Bryan Jack
Professor
Director, SIUE's Universities Studying Slavery Initiative
Peck Hall Room 3223
618-650-3360
[email protected]
Bio
In 2010, I came to SIUE from a previous teaching appointment at Winston-Salem State University in North Carolina. My areas of teaching and research are African American history, St. Louis history, and the American South. Since coming to SIUE, I have developed numerous undergraduate classes, including: Migration and Movement in African American History, American Slavery Through Biography, The South in American Culture, and Civil Rights in St. Louis. Additionally, I teach US History since 1865, The Black Urban Experience, Historical Methods, and the History of Black America. As a member of the graduate faculty, I have designed and taught the Historiography of Slavery and Reading the City: St. Louis.

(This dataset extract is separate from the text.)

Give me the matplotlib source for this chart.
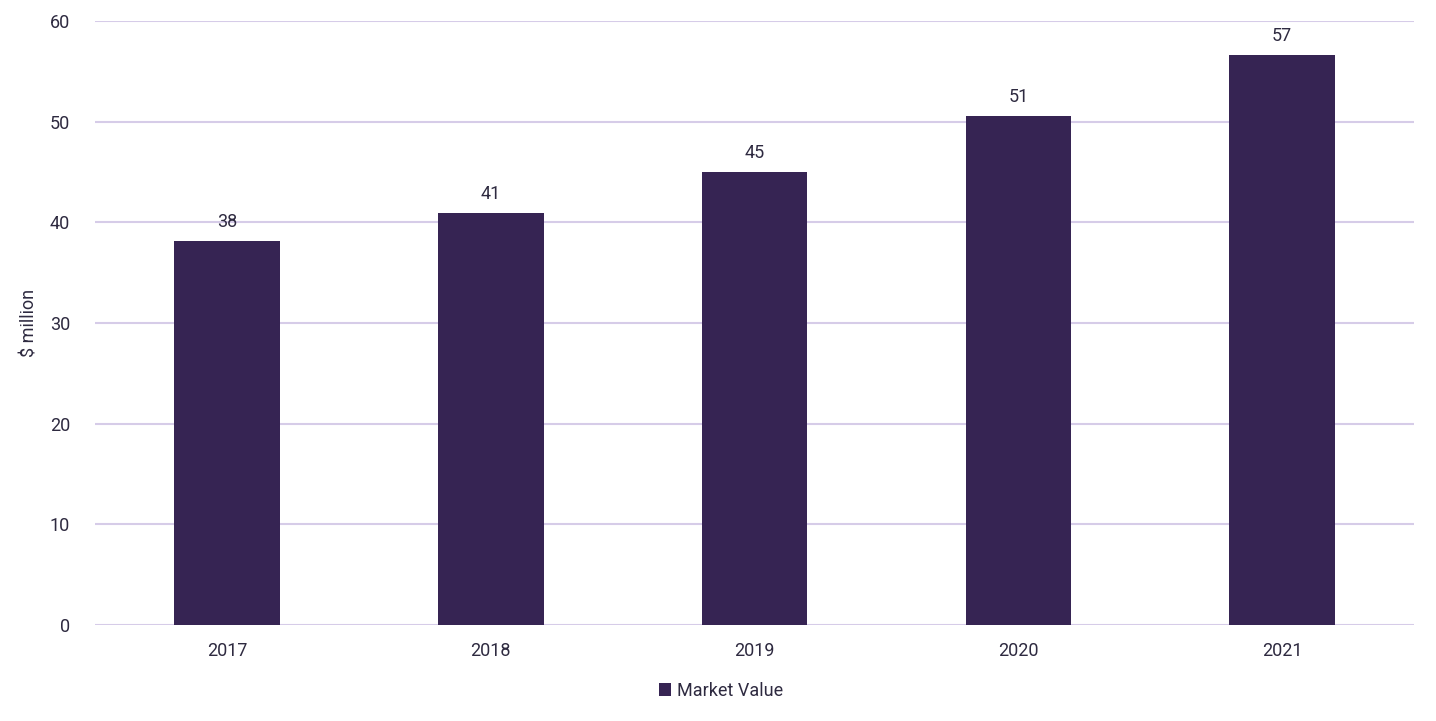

In 2008, The University of Missouri Press published my book, The Saint Louis African American Community and the Exodusters. In 2013, I contributed a chapter to the book, Recovering Five Generations Hence: The Life and Writing of Lillian Jones Horace, published by Texas A&M University Press. In 2019 the University of Kentucky Press published my edited collection, Southern History on Screen: Race and Rights, 1976-2016. Additionally, I am completing an article on the desegregation of St. Louis public transportation.
My wife and I live in the city of St. Louis. In my free time, I enjoy watching sports (especially the St. Louis Cardinals and the Alabama Crimson Tide), playing golf, traveling, and exploring new restaurants.